On the occasion of the second centenary of the French Revolution, it
is interesting to examine how far its declarations affected Greeks, in view of
the fact that human liberties—or those which we usually refer to as civil
rights—were born in Greece itself, a country which, at the end of the eighteenth century, was groaning beneath the boot-heel of the Ottoman conqueror.

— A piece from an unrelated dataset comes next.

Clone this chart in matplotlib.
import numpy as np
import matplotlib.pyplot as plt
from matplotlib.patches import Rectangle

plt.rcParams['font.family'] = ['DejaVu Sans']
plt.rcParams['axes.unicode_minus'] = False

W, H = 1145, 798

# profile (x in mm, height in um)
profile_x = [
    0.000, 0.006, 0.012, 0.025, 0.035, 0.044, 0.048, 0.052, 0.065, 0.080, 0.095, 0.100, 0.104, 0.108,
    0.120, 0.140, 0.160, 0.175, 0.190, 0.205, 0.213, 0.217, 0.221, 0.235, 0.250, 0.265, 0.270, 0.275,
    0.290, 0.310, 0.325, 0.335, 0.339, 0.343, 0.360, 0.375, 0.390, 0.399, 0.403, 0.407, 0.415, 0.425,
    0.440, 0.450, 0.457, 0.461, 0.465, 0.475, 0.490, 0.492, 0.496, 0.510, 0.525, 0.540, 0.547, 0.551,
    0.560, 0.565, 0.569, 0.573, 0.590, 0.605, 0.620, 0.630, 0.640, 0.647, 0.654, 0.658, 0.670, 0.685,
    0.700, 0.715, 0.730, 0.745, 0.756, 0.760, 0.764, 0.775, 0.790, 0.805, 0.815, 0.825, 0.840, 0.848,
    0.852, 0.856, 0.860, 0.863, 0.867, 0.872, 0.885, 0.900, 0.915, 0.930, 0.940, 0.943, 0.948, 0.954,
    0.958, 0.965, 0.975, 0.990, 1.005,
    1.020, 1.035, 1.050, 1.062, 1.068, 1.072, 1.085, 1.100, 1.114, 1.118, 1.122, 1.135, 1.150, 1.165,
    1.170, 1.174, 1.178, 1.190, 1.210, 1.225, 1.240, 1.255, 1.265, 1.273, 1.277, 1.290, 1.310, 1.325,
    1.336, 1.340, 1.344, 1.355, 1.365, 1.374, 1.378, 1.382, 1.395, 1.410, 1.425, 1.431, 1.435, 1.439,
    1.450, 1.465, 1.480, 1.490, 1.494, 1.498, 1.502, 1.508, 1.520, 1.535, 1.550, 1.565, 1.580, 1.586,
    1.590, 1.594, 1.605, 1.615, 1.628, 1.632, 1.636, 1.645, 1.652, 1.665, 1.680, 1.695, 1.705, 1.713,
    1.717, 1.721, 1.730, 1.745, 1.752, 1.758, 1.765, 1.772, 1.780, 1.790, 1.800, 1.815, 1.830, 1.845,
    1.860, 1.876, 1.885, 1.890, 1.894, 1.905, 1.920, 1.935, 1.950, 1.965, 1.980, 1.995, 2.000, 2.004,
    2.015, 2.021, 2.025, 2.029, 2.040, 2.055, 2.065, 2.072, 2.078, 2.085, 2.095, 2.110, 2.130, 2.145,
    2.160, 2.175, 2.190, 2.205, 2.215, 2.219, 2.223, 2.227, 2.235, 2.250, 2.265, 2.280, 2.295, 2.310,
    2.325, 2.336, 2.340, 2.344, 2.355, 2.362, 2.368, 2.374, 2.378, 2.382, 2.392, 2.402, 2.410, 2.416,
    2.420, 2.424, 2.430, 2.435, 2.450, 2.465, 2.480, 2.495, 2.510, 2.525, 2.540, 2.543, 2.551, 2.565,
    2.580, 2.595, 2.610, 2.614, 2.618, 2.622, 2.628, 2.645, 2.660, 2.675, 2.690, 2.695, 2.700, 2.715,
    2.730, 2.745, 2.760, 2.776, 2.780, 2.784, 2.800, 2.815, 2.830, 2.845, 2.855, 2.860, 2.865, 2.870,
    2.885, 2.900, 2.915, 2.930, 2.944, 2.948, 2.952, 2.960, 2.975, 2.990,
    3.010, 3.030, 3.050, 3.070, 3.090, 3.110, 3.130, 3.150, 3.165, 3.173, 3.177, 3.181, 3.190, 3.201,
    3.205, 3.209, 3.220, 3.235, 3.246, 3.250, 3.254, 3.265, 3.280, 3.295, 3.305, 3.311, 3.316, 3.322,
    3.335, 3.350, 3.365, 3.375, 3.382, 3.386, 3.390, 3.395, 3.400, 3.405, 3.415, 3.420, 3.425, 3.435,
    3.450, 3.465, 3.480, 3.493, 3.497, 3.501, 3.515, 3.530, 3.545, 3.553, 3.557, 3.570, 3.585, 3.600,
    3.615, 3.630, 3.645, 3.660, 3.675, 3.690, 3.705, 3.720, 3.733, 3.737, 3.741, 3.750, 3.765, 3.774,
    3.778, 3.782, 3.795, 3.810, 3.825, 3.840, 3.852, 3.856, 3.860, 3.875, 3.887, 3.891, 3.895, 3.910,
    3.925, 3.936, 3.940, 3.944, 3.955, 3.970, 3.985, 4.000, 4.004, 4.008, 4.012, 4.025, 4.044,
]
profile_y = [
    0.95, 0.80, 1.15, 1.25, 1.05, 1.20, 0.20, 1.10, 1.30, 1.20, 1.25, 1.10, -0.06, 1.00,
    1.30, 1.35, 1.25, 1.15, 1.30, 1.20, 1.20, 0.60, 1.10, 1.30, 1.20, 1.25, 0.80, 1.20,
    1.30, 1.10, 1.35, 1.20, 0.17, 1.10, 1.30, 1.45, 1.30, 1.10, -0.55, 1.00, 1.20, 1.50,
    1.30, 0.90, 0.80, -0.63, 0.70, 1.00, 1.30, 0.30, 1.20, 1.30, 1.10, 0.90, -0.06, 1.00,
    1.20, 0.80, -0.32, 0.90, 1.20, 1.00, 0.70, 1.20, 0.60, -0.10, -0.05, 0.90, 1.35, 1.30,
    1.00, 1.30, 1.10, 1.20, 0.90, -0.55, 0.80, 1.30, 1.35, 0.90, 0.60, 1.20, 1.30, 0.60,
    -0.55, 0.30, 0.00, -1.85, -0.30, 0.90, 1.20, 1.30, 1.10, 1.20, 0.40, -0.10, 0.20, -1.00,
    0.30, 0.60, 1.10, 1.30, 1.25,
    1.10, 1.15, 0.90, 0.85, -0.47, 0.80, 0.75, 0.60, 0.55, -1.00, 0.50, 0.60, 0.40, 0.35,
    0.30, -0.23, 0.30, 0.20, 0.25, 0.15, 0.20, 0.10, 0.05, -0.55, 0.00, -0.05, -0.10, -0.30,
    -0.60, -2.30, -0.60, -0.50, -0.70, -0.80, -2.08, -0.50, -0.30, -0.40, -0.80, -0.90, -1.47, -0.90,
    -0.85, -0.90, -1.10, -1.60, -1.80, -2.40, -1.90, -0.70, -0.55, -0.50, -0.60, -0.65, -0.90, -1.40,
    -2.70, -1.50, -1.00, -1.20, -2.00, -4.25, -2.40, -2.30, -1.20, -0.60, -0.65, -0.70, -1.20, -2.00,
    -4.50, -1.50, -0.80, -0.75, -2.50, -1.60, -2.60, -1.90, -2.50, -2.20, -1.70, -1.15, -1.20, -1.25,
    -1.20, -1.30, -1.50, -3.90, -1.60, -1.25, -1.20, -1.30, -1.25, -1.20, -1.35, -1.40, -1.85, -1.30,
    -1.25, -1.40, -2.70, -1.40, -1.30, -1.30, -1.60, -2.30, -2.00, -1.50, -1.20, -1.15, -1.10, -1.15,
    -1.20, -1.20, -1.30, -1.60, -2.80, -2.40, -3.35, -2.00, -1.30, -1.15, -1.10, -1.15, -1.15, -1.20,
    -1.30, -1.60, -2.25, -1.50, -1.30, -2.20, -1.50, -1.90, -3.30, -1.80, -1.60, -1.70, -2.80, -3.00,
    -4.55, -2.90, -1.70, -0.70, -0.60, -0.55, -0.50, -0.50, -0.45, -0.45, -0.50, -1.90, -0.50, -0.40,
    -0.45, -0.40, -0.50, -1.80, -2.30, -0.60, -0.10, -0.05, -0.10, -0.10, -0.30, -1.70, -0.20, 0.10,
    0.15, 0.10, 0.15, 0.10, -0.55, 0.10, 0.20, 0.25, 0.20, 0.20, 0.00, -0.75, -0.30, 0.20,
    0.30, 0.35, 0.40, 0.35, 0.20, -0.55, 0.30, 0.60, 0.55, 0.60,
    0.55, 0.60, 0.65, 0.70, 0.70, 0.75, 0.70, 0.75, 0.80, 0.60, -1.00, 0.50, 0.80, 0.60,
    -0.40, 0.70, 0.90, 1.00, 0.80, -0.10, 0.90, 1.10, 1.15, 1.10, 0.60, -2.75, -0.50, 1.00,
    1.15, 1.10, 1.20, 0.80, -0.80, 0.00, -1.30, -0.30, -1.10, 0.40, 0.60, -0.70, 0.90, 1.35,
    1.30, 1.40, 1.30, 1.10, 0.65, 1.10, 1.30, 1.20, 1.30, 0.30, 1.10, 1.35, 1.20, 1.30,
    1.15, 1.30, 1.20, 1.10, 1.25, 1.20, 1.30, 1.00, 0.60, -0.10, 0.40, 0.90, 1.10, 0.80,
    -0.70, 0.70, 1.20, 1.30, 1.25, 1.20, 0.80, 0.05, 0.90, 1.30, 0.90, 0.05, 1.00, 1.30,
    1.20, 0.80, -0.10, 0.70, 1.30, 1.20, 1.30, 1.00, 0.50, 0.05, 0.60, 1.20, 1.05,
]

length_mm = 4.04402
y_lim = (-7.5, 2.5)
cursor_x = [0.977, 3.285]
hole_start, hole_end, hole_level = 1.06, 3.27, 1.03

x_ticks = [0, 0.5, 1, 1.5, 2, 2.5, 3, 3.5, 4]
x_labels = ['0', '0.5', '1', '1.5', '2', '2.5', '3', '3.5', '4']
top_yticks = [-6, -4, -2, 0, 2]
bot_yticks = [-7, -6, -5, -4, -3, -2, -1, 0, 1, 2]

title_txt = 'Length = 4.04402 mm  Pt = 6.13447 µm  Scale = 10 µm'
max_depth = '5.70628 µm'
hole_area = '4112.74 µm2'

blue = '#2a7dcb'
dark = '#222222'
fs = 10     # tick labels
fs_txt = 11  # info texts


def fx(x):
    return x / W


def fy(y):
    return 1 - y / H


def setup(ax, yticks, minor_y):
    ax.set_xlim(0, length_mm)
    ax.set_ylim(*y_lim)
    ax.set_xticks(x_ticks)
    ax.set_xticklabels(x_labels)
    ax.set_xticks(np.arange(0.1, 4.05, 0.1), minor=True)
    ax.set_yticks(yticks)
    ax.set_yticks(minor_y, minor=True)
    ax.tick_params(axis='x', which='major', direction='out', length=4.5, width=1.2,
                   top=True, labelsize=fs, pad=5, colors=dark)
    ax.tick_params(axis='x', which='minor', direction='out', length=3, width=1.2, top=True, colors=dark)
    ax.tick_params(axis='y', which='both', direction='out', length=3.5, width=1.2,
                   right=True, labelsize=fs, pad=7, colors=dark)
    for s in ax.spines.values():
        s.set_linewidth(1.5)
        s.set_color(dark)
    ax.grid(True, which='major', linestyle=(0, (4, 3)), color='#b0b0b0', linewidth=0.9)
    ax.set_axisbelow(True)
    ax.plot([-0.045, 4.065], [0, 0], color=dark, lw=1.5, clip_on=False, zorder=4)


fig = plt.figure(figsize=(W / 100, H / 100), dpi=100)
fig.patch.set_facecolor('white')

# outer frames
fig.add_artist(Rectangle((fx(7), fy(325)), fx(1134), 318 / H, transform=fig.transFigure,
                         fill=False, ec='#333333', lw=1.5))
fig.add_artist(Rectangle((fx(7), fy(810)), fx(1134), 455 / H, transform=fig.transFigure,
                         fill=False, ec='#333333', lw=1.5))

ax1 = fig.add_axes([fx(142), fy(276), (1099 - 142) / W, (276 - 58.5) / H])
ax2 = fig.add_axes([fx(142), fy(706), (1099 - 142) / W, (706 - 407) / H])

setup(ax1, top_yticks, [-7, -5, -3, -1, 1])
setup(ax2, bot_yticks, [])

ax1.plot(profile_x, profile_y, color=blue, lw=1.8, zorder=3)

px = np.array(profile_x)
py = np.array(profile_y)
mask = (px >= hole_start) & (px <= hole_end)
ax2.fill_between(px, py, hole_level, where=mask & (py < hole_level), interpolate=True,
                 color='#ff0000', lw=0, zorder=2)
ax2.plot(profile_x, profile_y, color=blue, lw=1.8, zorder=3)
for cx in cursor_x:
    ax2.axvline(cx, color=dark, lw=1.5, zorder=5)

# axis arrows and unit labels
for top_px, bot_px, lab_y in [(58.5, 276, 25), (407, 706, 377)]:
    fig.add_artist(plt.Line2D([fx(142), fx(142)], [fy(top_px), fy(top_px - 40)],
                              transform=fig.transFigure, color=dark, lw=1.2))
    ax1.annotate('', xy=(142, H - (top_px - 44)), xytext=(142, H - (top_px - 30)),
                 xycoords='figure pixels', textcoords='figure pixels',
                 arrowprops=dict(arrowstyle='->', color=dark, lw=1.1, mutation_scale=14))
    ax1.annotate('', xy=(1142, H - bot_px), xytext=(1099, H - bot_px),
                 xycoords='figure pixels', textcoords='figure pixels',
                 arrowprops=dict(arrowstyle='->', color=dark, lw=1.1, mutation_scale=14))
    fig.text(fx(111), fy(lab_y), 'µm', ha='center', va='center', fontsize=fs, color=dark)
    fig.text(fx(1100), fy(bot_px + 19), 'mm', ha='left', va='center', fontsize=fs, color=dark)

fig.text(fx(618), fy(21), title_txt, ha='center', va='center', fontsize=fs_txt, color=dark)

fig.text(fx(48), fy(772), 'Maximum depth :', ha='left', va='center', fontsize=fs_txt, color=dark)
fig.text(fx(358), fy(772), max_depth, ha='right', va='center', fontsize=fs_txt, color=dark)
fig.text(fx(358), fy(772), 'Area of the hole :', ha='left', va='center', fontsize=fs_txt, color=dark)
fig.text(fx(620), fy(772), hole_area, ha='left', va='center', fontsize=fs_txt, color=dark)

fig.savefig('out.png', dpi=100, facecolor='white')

One precondition of the exercise of human liberties is the possibility of
belonging to a group on an individual or a collective basis. This right was
recognised for the first time in the history of European civilisation by Solon,
whose legislation extended it—originally the exclusive prerogative of the
eupatrides (who were bound by common blood into phratries)—to other
classes of free individuals, who were connected by bonds of common space
(demes) and common interests (orgeones, thiasi, and sailors). It was thus that the beginning of the sixth century saw the establishment of the polity of conciliation, whose concensus processes made the concept of Democracy a reality; for every citizen had access to the public offices, and thus felt himself to be an organic part of the city-state. Since then human liberties have been in both theory and practice inseparably bound up with the democratic system. And when it declines or disappears, they suffer. Turning our investigation to the period of Turkish domination, we realise that even at this time of oppression, on the basis of the traditional common law of the privilege system, favourable conditions had been created for the development of human liberties. Each community was an autonomous taxation unit operating on the basis of the mutual interests of the conquerors and the conquered. Being jointly responsible for the payment of taxes, the members of each community soon developed systems of mutual dependency and self-administration, by which every member, in accordance with the representative system, had access to the governing processes of the communities as subsidiary power centres. He could be elected to community offices, elect those who handled the taxes, and above all check up on them, both in the exercise of their duties and, above all, when their year of service ended. Evidence from Serres (1614), Mykonos (1615 and 1659), Smyrna (1785), Hydra (1804-18), and Meleniko (1813), reveals that the enslaved rayahs had begun to enjoy civil rights in the form I have described, some 200 years before the French Revolution; yet in the Venetian dominated Ionian Islands, despite their direct contact with the West, only the nobility had civil rights before the nineteenth century. On the basis of the community experience in the period of Turkish domination, Rhigas Velestinlis came out firmly in favour of the declarations of the French Revolution. In his Constitution (1797), however, he surpassed them, for he accorded civil rights not only to individuals but also to groups, irrespective of racial, religious, or linguistic criteria. He thus anticipated articles 22, 23, and 27 of the Universal Declaration of Human Rights, which, like Rhigas, grant civil liberties to societies and communities.